[WRITTEN PROBLEM]
From the listing below, extract each entry exactly as written, minus the images.
## begin
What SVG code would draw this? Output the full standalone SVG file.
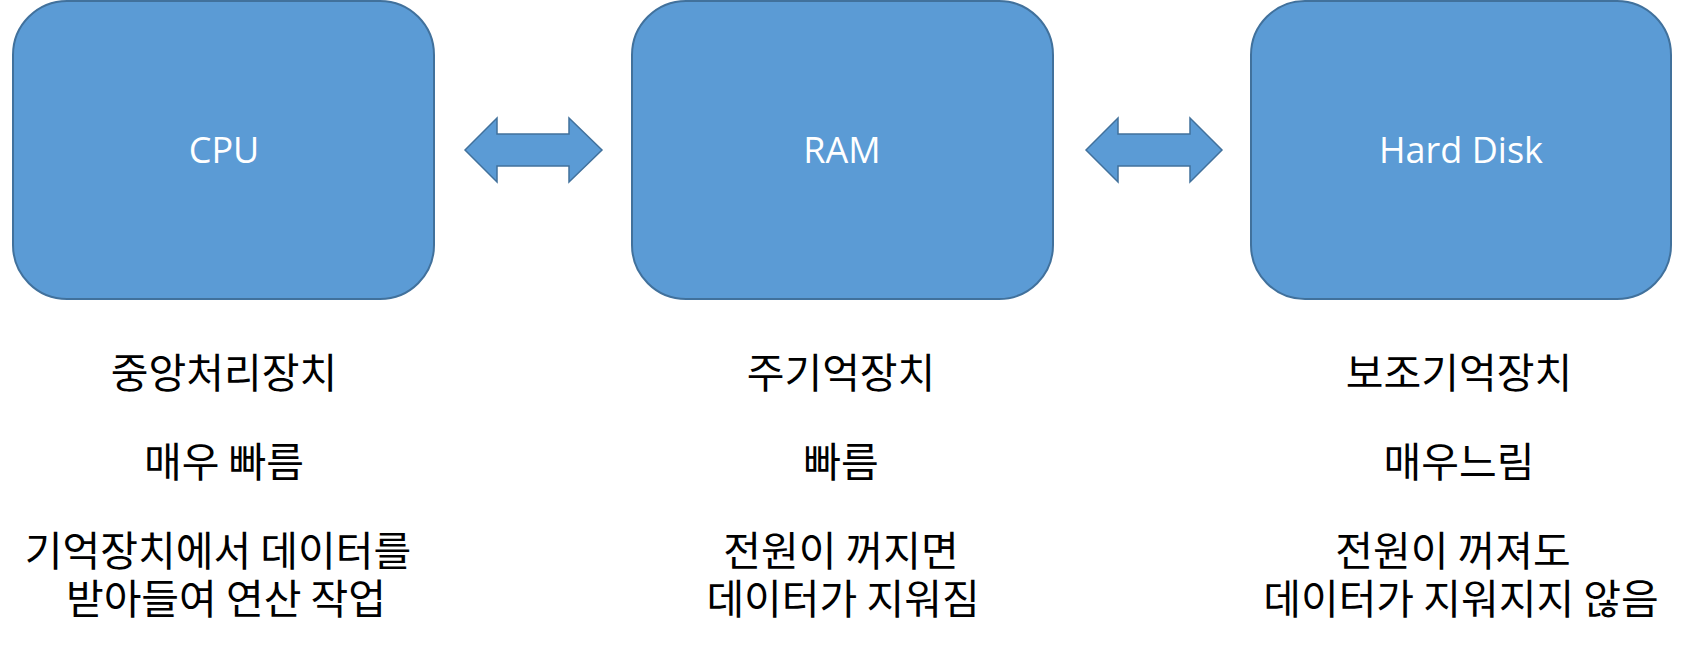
<svg xmlns="http://www.w3.org/2000/svg" width="1685" height="645" viewBox="0 0 1685 645">
<style>
.box{fill:#5B9BD5;stroke:#41719C;stroke-width:2}
.arr{fill:#5B9BD5;stroke:#41719C;stroke-width:1.5;stroke-linejoin:miter}
.lbl{font-family:"Open Sans","Noto Sans",sans-serif;font-size:36px;fill:#FFFFFF;text-anchor:middle}
.ko{font-family:"Noto Sans CJK KR","Noto Sans",sans-serif;font-size:41px;fill:#000000;text-anchor:middle}
</style>
<rect width="1685" height="645" fill="#FFFFFF"/>
<g id="cpu">
<rect class="box" x="13" y="1" width="421" height="298" rx="54" ry="54"/>
<text class="lbl" x="224" y="163">CPU</text>
</g>
<g id="ram">
<rect class="box" x="632" y="1" width="421" height="298" rx="54" ry="54"/>
<text class="lbl" x="842" y="163">RAM</text>
</g>
<g id="hdd">
<rect class="box" x="1251" y="1" width="420" height="298" rx="54" ry="54"/>
<text class="lbl" x="1461" y="163">Hard Disk</text>
</g>
<g id="connectors">
<polygon class="arr" points="465,150 497,118 497,134 569,134 569,118 602,150 569,182 569,166 497,166 497,182"/>
<polygon class="arr" points="1086,150 1118,118 1118,134 1190,134 1190,118 1222,150 1190,182 1190,166 1118,166 1118,182"/>
</g>
<g id="cpu-desc">
<text class="ko" x="224" y="388">중앙처리장치</text>
<text class="ko" x="224" y="477">매우 빠름</text>
<text class="ko"><tspan x="218" y="566">기억장치에서 데이터를</tspan><tspan x="226" y="614">받아들여 연산 작업</tspan></text>
</g>
<g id="ram-desc">
<text class="ko" x="841" y="388">주기억장치</text>
<text class="ko" x="841" y="477">빠름</text>
<text class="ko"><tspan x="841" y="566">전원이 꺼지면</tspan><tspan x="843" y="614">데이터가 지워짐</tspan></text>
</g>
<g id="hdd-desc">
<text class="ko" x="1459" y="388">보조기억장치</text>
<text class="ko" x="1459" y="477">매우느림</text>
<text class="ko"><tspan x="1453" y="566">전원이 꺼져도</tspan><tspan x="1461" y="614">데이터가 지워지지 않음</tspan></text>
</g>
</svg>
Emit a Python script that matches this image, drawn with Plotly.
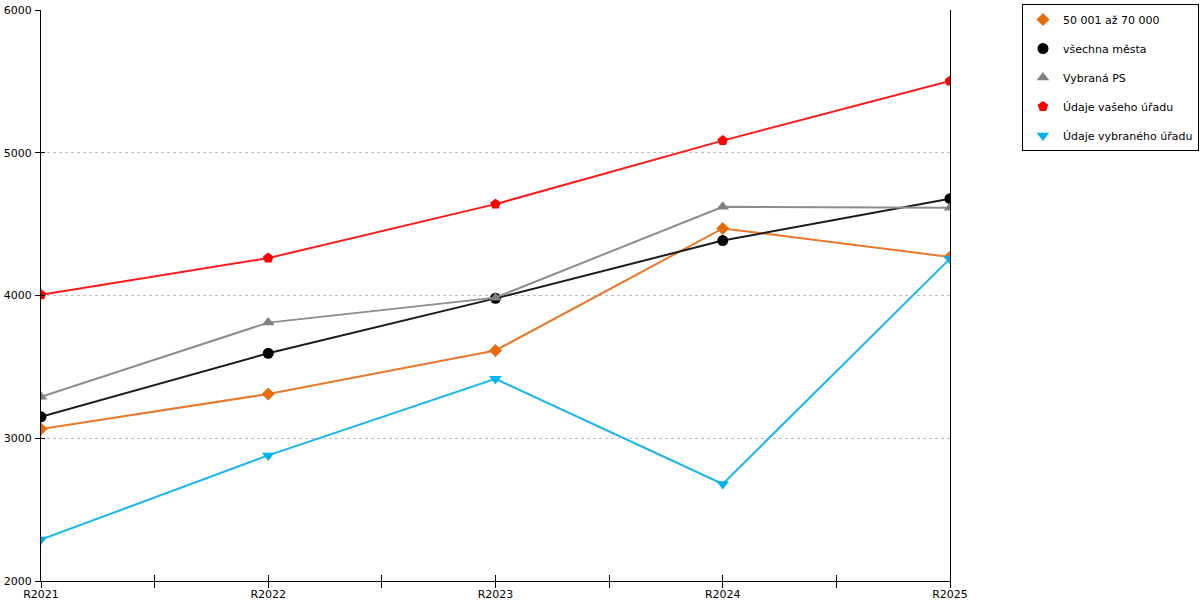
import plotly.graph_objects as go

categories = ["R2021", "R2022", "R2023", "R2024", "R2025"]
series_names = ["50 001 až 70 000", "všechna města", "Vybraná PS", "Údaje vašeho úřadu", "Údaje vybraného úřadu"]
orange_vals = [3065, 3310, 3615, 4470, 4270]
black_vals = [3150, 3595, 3980, 4385, 4678]
gray_vals = [3290, 3810, 3985, 4622, 4615]
red_vals = [4005, 4262, 4640, 5085, 5502]
blue_vals = [2290, 2880, 3416, 2680, 4258]
y_ticks = [2000, 3000, 4000, 5000, 6000]

colors = ["#E46C0A", "#000000", "#808080", "#FF0000", "#00B0F0"]
line_colors = ["#E8782A", "#1a1a1a", "#8c8c8c", "#FF1a1a", "#1ab4f0"]
symbols = ["diamond", "circle", "triangle-up", "pentagon", "triangle-down"]
sizes = [10, 11, 11, 11, 11]
values = [orange_vals, black_vals, gray_vals, red_vals, blue_vals]

xs = list(range(len(categories)))
font = "DejaVu Sans, Verdana, sans-serif"

fig = go.Figure()
for i, (name, vals) in enumerate(zip(series_names, values)):
    fig.add_trace(go.Scatter(
        x=xs, y=vals, name=name, mode="lines+markers",
        line=dict(color=line_colors[i], width=2),
        marker=dict(symbol=symbols[i], color=colors[i], size=sizes[i], line=dict(width=0)),
        legendgroup=name, showlegend=False,
    ))
    # marker-only legend entry
    fig.add_trace(go.Scatter(
        x=[None], y=[None], name=name, mode="markers",
        marker=dict(symbol=symbols[i], color=colors[i], size=sizes[i], line=dict(width=0)),
        legendgroup=name, showlegend=True, hoverinfo="skip",
    ))

# invisible trace on overlay axes so they render ticks crossing the axis lines
fig.add_trace(go.Scatter(x=[xs[0], xs[-1]], y=[y_ticks[0], y_ticks[-1]], xaxis="x2", yaxis="y2",
                         mode="markers", marker=dict(opacity=0), showlegend=False, hoverinfo="skip"))

half_ticks = [v / 2 for v in range(0, 2 * (len(categories) - 1) + 1)]

fig.update_layout(
    width=1200, height=600,
    margin=dict(l=41, r=250, t=10, b=19, autoexpand=False),
    plot_bgcolor="white", paper_bgcolor="white",
    font=dict(family=font, size=11, color="#000000"),
    xaxis=dict(
        range=[xs[0], xs[-1]], tickmode="array", tickvals=xs, ticktext=categories,
        ticks="outside", ticklen=6, tickcolor="black", tickwidth=1,
        minor=dict(tickmode="array", tickvals=half_ticks, ticks="outside", ticklen=6, tickcolor="black", tickwidth=1),
        showline=True, linecolor="black", linewidth=1, showgrid=False, zeroline=False,
        tickfont=dict(size=11), fixedrange=True, automargin=False, ticklabelstandoff=-3,
    ),
    yaxis=dict(
        range=[y_ticks[0], y_ticks[-1]], tickmode="array", tickvals=y_ticks,
        ticks="outside", ticklen=5, tickcolor="black", tickwidth=1,
        showline=True, linecolor="black", linewidth=1, mirror=True,
        showgrid=True, gridcolor="#c0c0c0", griddash="dot", gridwidth=1, zeroline=False,
        tickfont=dict(size=11), ticklabelstandoff=1, automargin=False,
    ),
    xaxis2=dict(
        overlaying="x", matches="x", range=[xs[0], xs[-1]], tickmode="array", tickvals=half_ticks,
        showticklabels=False, ticks="inside", ticklen=6, tickcolor="black", showgrid=False,
        zeroline=False, showline=False, side="bottom", automargin=False,
    ),
    yaxis2=dict(
        overlaying="y", matches="y", range=[y_ticks[0], y_ticks[-1]], tickmode="array", tickvals=y_ticks,
        showticklabels=False, ticks="inside", ticklen=4, tickcolor="black", showgrid=False,
        zeroline=False, showline=False, side="left", automargin=False,
    ),
    legend=dict(
        x=1.2739, y=1.0105, xanchor="right", yanchor="top",
        bgcolor="white", bordercolor="black", borderwidth=1,
        font=dict(family=font, size=11), tracegroupgap=10, itemwidth=30,
    ),
    showlegend=True,
)

fig.write_html("out.html", config={"displayModeBar": False},
               post_script="document.body.style.margin='0';")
## end
[CORRECT RESPONSE]
What SVG code would draw this? Output the full standalone SVG file.
<svg xmlns="http://www.w3.org/2000/svg" width="1685" height="645" viewBox="0 0 1685 645">
<style>
.box{fill:#5B9BD5;stroke:#41719C;stroke-width:2}
.arr{fill:#5B9BD5;stroke:#41719C;stroke-width:1.5;stroke-linejoin:miter}
.lbl{font-family:"Open Sans","Noto Sans",sans-serif;font-size:36px;fill:#FFFFFF;text-anchor:middle}
.ko{font-family:"Noto Sans CJK KR","Noto Sans",sans-serif;font-size:41px;fill:#000000;text-anchor:middle}
</style>
<rect width="1685" height="645" fill="#FFFFFF"/>
<g id="cpu">
<rect class="box" x="13" y="1" width="421" height="298" rx="54" ry="54"/>
<text class="lbl" x="224" y="163">CPU</text>
</g>
<g id="ram">
<rect class="box" x="632" y="1" width="421" height="298" rx="54" ry="54"/>
<text class="lbl" x="842" y="163">RAM</text>
</g>
<g id="hdd">
<rect class="box" x="1251" y="1" width="420" height="298" rx="54" ry="54"/>
<text class="lbl" x="1461" y="163">Hard Disk</text>
</g>
<g id="connectors">
<polygon class="arr" points="465,150 497,118 497,134 569,134 569,118 602,150 569,182 569,166 497,166 497,182"/>
<polygon class="arr" points="1086,150 1118,118 1118,134 1190,134 1190,118 1222,150 1190,182 1190,166 1118,166 1118,182"/>
</g>
<g id="cpu-desc">
<text class="ko" x="224" y="388">중앙처리장치</text>
<text class="ko" x="224" y="477">매우 빠름</text>
<text class="ko"><tspan x="218" y="566">기억장치에서 데이터를</tspan><tspan x="226" y="614">받아들여 연산 작업</tspan></text>
</g>
<g id="ram-desc">
<text class="ko" x="841" y="388">주기억장치</text>
<text class="ko" x="841" y="477">빠름</text>
<text class="ko"><tspan x="841" y="566">전원이 꺼지면</tspan><tspan x="843" y="614">데이터가 지워짐</tspan></text>
</g>
<g id="hdd-desc">
<text class="ko" x="1459" y="388">보조기억장치</text>
<text class="ko" x="1459" y="477">매우느림</text>
<text class="ko"><tspan x="1453" y="566">전원이 꺼져도</tspan><tspan x="1461" y="614">데이터가 지워지지 않음</tspan></text>
</g>
</svg>
Emit a Python script that matches this image, drawn with Plotly.
import plotly.graph_objects as go

categories = ["R2021", "R2022", "R2023", "R2024", "R2025"]
series_names = ["50 001 až 70 000", "všechna města", "Vybraná PS", "Údaje vašeho úřadu", "Údaje vybraného úřadu"]
orange_vals = [3065, 3310, 3615, 4470, 4270]
black_vals = [3150, 3595, 3980, 4385, 4678]
gray_vals = [3290, 3810, 3985, 4622, 4615]
red_vals = [4005, 4262, 4640, 5085, 5502]
blue_vals = [2290, 2880, 3416, 2680, 4258]
y_ticks = [2000, 3000, 4000, 5000, 6000]

colors = ["#E46C0A", "#000000", "#808080", "#FF0000", "#00B0F0"]
line_colors = ["#E8782A", "#1a1a1a", "#8c8c8c", "#FF1a1a", "#1ab4f0"]
symbols = ["diamond", "circle", "triangle-up", "pentagon", "triangle-down"]
sizes = [10, 11, 11, 11, 11]
values = [orange_vals, black_vals, gray_vals, red_vals, blue_vals]

xs = list(range(len(categories)))
font = "DejaVu Sans, Verdana, sans-serif"

fig = go.Figure()
for i, (name, vals) in enumerate(zip(series_names, values)):
    fig.add_trace(go.Scatter(
        x=xs, y=vals, name=name, mode="lines+markers",
        line=dict(color=line_colors[i], width=2),
        marker=dict(symbol=symbols[i], color=colors[i], size=sizes[i], line=dict(width=0)),
        legendgroup=name, showlegend=False,
    ))
    # marker-only legend entry
    fig.add_trace(go.Scatter(
        x=[None], y=[None], name=name, mode="markers",
        marker=dict(symbol=symbols[i], color=colors[i], size=sizes[i], line=dict(width=0)),
        legendgroup=name, showlegend=True, hoverinfo="skip",
    ))

# invisible trace on overlay axes so they render ticks crossing the axis lines
fig.add_trace(go.Scatter(x=[xs[0], xs[-1]], y=[y_ticks[0], y_ticks[-1]], xaxis="x2", yaxis="y2",
                         mode="markers", marker=dict(opacity=0), showlegend=False, hoverinfo="skip"))

half_ticks = [v / 2 for v in range(0, 2 * (len(categories) - 1) + 1)]

fig.update_layout(
    width=1200, height=600,
    margin=dict(l=41, r=250, t=10, b=19, autoexpand=False),
    plot_bgcolor="white", paper_bgcolor="white",
    font=dict(family=font, size=11, color="#000000"),
    xaxis=dict(
        range=[xs[0], xs[-1]], tickmode="array", tickvals=xs, ticktext=categories,
        ticks="outside", ticklen=6, tickcolor="black", tickwidth=1,
        minor=dict(tickmode="array", tickvals=half_ticks, ticks="outside", ticklen=6, tickcolor="black", tickwidth=1),
        showline=True, linecolor="black", linewidth=1, showgrid=False, zeroline=False,
        tickfont=dict(size=11), fixedrange=True, automargin=False, ticklabelstandoff=-3,
    ),
    yaxis=dict(
        range=[y_ticks[0], y_ticks[-1]], tickmode="array", tickvals=y_ticks,
        ticks="outside", ticklen=5, tickcolor="black", tickwidth=1,
        showline=True, linecolor="black", linewidth=1, mirror=True,
        showgrid=True, gridcolor="#c0c0c0", griddash="dot", gridwidth=1, zeroline=False,
        tickfont=dict(size=11), ticklabelstandoff=1, automargin=False,
    ),
    xaxis2=dict(
        overlaying="x", matches="x", range=[xs[0], xs[-1]], tickmode="array", tickvals=half_ticks,
        showticklabels=False, ticks="inside", ticklen=6, tickcolor="black", showgrid=False,
        zeroline=False, showline=False, side="bottom", automargin=False,
    ),
    yaxis2=dict(
        overlaying="y", matches="y", range=[y_ticks[0], y_ticks[-1]], tickmode="array", tickvals=y_ticks,
        showticklabels=False, ticks="inside", ticklen=4, tickcolor="black", showgrid=False,
        zeroline=False, showline=False, side="left", automargin=False,
    ),
    legend=dict(
        x=1.2739, y=1.0105, xanchor="right", yanchor="top",
        bgcolor="white", bordercolor="black", borderwidth=1,
        font=dict(family=font, size=11), tracegroupgap=10, itemwidth=30,
    ),
    showlegend=True,
)

fig.write_html("out.html", config={"displayModeBar": False},
               post_script="document.body.style.margin='0';")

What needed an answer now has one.